**To be done:** Return the material exactly, first line through the line containing "(skid) at (764,86)", and nothing more. Pictures stay out.

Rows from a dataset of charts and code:
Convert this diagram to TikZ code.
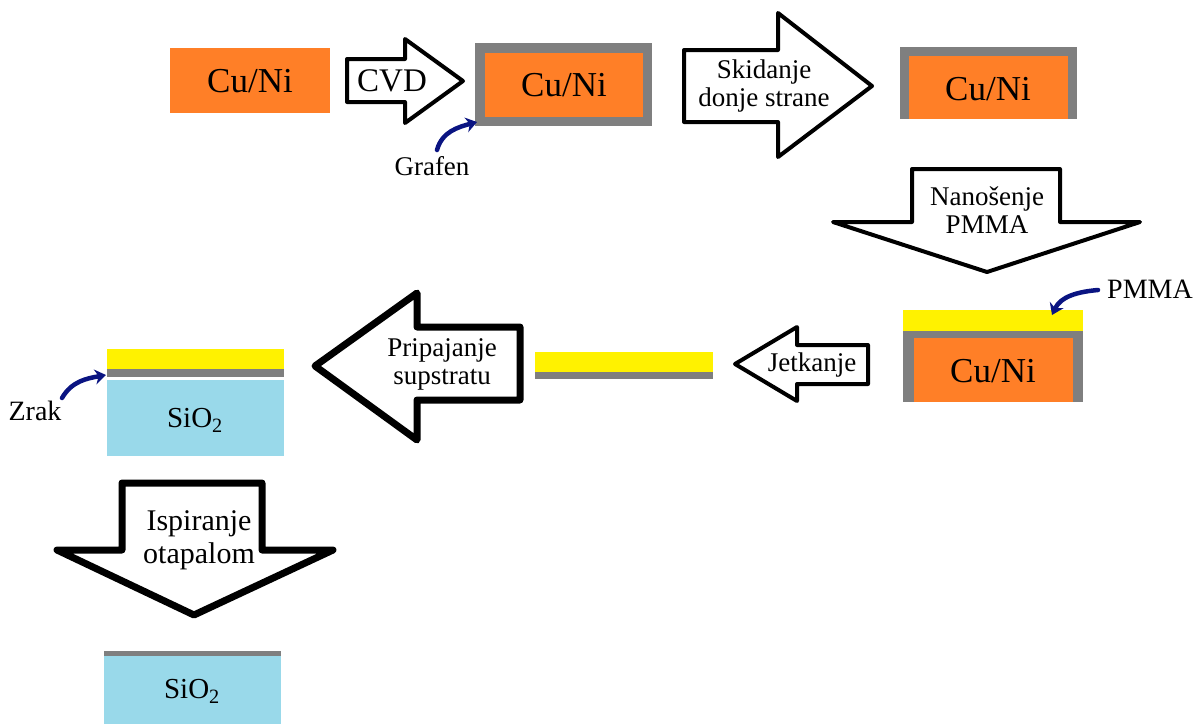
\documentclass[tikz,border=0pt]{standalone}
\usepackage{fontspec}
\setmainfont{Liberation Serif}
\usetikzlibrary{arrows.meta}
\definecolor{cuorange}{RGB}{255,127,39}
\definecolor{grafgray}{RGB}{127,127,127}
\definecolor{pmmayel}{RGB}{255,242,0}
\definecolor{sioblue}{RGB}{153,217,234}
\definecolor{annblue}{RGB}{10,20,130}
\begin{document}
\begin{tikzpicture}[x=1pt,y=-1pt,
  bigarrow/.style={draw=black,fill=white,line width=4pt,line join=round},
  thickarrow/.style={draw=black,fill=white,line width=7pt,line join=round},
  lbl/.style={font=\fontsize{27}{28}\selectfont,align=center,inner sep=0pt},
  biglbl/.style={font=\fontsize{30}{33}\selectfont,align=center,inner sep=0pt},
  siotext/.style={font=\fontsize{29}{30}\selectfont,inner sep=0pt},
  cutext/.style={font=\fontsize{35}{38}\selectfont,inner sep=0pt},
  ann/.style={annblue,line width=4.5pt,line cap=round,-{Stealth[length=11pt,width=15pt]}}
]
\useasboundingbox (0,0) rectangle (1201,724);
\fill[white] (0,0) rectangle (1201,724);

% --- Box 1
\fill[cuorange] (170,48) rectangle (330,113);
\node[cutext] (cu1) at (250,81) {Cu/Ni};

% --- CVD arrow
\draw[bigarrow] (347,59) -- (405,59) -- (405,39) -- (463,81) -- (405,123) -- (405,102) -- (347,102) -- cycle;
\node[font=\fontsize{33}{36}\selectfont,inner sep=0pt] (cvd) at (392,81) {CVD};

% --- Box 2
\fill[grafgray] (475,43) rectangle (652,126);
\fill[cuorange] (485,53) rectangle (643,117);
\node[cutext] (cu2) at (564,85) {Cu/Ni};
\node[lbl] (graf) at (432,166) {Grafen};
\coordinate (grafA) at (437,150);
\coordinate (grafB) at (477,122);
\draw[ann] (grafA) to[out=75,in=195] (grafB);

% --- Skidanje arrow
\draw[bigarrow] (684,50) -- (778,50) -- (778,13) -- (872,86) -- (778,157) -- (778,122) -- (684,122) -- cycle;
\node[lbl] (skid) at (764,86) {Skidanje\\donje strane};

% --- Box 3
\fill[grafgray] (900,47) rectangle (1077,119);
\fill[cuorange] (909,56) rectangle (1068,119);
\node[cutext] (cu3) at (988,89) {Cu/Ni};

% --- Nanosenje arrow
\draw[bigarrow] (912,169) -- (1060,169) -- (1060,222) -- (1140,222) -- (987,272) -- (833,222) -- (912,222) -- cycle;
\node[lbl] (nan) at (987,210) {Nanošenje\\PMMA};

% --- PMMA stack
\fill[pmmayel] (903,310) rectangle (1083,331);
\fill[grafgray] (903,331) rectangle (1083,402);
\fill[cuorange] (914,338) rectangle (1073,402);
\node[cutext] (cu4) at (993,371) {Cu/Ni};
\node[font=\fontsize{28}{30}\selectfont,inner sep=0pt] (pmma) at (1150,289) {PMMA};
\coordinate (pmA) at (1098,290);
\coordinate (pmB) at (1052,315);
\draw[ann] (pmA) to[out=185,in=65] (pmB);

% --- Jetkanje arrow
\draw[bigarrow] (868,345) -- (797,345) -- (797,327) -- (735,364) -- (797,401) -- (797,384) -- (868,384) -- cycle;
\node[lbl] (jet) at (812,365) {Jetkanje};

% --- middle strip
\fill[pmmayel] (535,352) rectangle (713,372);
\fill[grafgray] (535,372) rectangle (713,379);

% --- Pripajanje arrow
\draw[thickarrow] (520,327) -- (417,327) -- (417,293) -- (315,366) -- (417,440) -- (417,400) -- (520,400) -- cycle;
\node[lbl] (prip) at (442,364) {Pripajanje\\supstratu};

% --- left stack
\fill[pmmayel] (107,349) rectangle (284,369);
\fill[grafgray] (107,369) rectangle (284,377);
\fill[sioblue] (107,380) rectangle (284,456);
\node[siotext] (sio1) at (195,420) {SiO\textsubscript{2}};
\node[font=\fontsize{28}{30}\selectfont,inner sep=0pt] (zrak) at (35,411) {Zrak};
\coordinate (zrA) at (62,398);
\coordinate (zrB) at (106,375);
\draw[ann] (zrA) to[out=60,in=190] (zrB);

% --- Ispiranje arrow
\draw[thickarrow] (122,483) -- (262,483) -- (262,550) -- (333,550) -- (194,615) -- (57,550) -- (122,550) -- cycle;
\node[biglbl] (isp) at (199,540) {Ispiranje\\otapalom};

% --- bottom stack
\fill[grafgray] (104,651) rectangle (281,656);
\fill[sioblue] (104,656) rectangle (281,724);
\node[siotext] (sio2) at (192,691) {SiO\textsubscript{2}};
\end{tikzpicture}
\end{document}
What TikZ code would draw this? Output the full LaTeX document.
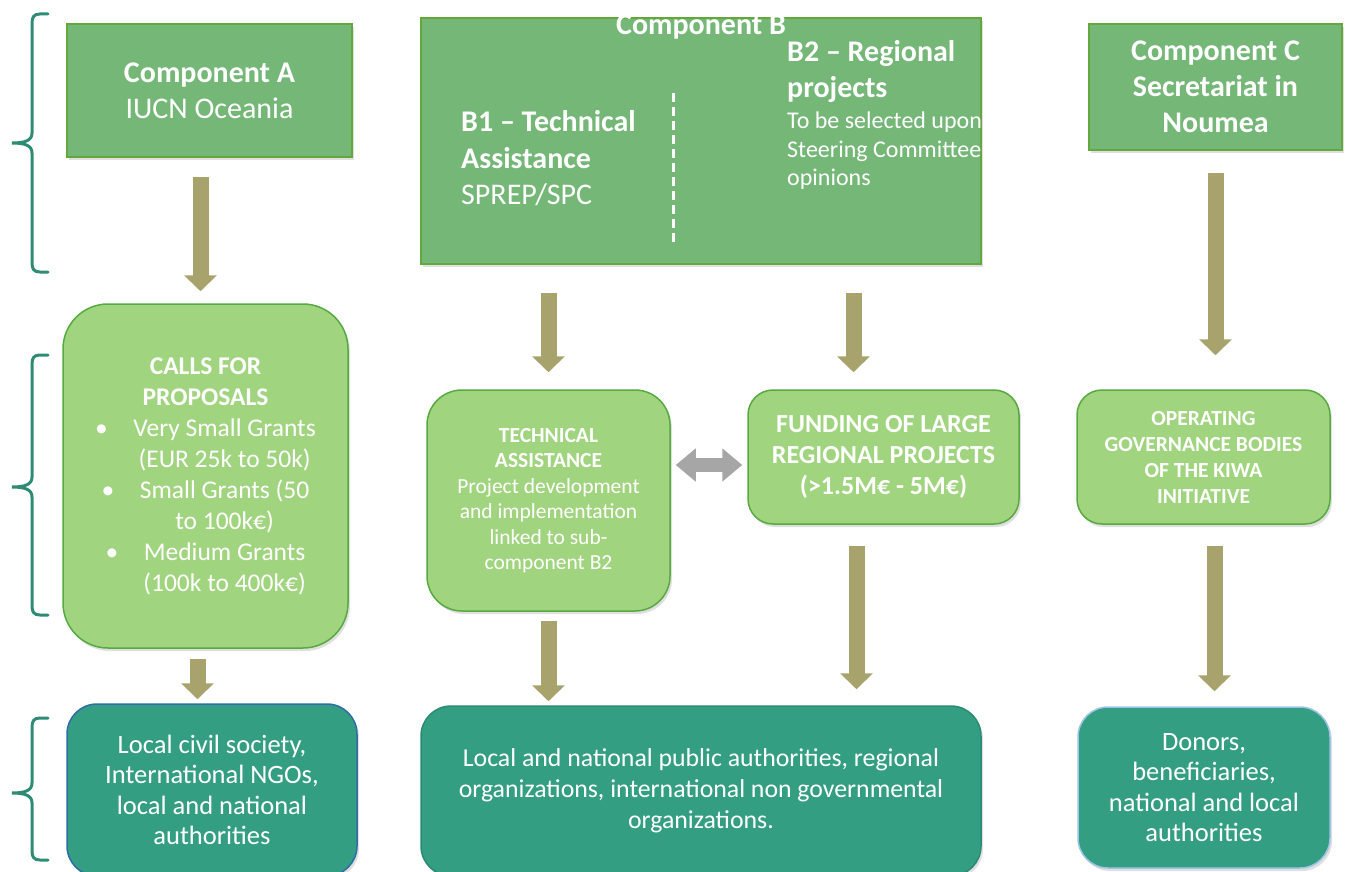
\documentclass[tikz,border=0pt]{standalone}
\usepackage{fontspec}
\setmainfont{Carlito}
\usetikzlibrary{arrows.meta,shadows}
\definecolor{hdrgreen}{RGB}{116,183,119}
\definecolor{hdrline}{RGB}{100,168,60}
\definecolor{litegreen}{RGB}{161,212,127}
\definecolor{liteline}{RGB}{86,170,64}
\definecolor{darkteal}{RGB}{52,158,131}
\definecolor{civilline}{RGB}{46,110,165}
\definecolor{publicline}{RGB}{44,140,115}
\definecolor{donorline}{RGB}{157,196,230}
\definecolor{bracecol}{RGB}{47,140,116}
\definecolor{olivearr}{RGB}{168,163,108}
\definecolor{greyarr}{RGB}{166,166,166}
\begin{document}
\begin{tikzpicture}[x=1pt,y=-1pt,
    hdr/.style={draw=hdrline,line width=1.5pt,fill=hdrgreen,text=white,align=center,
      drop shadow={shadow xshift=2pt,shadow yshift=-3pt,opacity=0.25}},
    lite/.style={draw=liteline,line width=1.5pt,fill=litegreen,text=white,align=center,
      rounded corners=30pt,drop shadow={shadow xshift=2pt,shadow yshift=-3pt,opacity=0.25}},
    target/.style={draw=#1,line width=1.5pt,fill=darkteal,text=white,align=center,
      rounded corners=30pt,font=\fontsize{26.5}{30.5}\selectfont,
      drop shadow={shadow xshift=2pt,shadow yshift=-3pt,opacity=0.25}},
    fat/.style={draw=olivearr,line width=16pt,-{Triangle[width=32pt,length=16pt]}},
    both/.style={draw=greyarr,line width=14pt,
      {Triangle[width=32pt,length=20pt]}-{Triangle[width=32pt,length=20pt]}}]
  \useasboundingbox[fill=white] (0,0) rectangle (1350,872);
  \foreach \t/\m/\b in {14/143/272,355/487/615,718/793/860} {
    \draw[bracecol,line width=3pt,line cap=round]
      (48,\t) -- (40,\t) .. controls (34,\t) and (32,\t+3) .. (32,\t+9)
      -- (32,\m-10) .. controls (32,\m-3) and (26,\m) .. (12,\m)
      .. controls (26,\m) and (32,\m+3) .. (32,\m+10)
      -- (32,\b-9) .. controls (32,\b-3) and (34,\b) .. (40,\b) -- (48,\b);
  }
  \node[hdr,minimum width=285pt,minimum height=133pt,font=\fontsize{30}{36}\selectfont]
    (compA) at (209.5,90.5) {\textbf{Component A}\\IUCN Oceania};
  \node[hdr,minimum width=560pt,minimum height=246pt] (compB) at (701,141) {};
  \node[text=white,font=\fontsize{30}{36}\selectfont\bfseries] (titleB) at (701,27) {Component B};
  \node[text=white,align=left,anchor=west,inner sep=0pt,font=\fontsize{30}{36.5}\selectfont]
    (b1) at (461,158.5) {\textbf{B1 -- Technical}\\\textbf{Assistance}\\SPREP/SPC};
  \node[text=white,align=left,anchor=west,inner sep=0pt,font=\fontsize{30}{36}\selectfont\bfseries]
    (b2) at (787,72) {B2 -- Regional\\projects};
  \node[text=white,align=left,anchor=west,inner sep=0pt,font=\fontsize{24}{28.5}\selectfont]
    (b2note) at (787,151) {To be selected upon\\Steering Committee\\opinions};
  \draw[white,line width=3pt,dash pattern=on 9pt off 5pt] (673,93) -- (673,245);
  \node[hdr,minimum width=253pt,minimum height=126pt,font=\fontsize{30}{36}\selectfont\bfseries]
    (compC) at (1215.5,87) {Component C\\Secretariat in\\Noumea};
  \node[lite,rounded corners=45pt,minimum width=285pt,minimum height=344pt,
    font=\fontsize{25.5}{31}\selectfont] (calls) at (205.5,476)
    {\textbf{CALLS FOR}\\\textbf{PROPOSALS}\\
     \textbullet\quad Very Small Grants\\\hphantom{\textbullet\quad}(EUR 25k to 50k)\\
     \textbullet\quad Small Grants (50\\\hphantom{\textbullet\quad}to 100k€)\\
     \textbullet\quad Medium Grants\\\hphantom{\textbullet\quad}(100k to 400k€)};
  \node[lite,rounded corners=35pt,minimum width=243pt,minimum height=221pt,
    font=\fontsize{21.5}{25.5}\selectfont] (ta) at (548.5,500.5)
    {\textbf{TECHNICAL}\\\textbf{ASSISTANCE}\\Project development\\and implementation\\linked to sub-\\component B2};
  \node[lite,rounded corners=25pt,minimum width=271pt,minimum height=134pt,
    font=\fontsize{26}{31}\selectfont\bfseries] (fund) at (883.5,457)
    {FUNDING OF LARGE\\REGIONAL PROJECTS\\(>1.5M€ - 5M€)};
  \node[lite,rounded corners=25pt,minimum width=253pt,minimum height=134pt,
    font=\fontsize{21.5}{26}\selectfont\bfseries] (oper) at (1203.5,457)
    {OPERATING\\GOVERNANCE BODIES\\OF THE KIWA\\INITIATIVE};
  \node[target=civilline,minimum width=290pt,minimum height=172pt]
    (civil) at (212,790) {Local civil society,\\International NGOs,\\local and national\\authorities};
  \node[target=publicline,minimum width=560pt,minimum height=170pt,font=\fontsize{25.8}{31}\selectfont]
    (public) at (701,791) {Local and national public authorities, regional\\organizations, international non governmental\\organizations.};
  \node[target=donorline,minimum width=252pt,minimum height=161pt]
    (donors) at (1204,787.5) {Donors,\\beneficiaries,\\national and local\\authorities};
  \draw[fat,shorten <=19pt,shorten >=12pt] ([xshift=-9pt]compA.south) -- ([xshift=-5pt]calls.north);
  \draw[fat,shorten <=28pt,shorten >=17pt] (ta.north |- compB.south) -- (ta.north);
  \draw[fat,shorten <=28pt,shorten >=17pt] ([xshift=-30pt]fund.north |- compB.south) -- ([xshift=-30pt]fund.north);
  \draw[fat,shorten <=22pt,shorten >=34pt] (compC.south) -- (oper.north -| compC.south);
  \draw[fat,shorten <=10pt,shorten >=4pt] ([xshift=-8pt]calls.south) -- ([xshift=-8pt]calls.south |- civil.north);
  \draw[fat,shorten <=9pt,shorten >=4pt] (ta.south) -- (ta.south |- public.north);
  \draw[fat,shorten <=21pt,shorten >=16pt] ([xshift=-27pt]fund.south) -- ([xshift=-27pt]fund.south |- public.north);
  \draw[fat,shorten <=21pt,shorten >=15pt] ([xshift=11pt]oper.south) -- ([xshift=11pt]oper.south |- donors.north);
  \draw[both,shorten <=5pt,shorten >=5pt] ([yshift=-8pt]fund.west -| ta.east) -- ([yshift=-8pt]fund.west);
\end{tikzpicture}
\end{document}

**Answer in full:**
Convert this diagram to TikZ code.
\documentclass[tikz,border=0pt]{standalone}
\usepackage{fontspec}
\setmainfont{Liberation Serif}
\usetikzlibrary{arrows.meta}
\definecolor{cuorange}{RGB}{255,127,39}
\definecolor{grafgray}{RGB}{127,127,127}
\definecolor{pmmayel}{RGB}{255,242,0}
\definecolor{sioblue}{RGB}{153,217,234}
\definecolor{annblue}{RGB}{10,20,130}
\begin{document}
\begin{tikzpicture}[x=1pt,y=-1pt,
  bigarrow/.style={draw=black,fill=white,line width=4pt,line join=round},
  thickarrow/.style={draw=black,fill=white,line width=7pt,line join=round},
  lbl/.style={font=\fontsize{27}{28}\selectfont,align=center,inner sep=0pt},
  biglbl/.style={font=\fontsize{30}{33}\selectfont,align=center,inner sep=0pt},
  siotext/.style={font=\fontsize{29}{30}\selectfont,inner sep=0pt},
  cutext/.style={font=\fontsize{35}{38}\selectfont,inner sep=0pt},
  ann/.style={annblue,line width=4.5pt,line cap=round,-{Stealth[length=11pt,width=15pt]}}
]
\useasboundingbox (0,0) rectangle (1201,724);
\fill[white] (0,0) rectangle (1201,724);

% --- Box 1
\fill[cuorange] (170,48) rectangle (330,113);
\node[cutext] (cu1) at (250,81) {Cu/Ni};

% --- CVD arrow
\draw[bigarrow] (347,59) -- (405,59) -- (405,39) -- (463,81) -- (405,123) -- (405,102) -- (347,102) -- cycle;
\node[font=\fontsize{33}{36}\selectfont,inner sep=0pt] (cvd) at (392,81) {CVD};

% --- Box 2
\fill[grafgray] (475,43) rectangle (652,126);
\fill[cuorange] (485,53) rectangle (643,117);
\node[cutext] (cu2) at (564,85) {Cu/Ni};
\node[lbl] (graf) at (432,166) {Grafen};
\coordinate (grafA) at (437,150);
\coordinate (grafB) at (477,122);
\draw[ann] (grafA) to[out=75,in=195] (grafB);

% --- Skidanje arrow
\draw[bigarrow] (684,50) -- (778,50) -- (778,13) -- (872,86) -- (778,157) -- (778,122) -- (684,122) -- cycle;
\node[lbl] (skid) at (764,86) {Skidanje\\donje strane};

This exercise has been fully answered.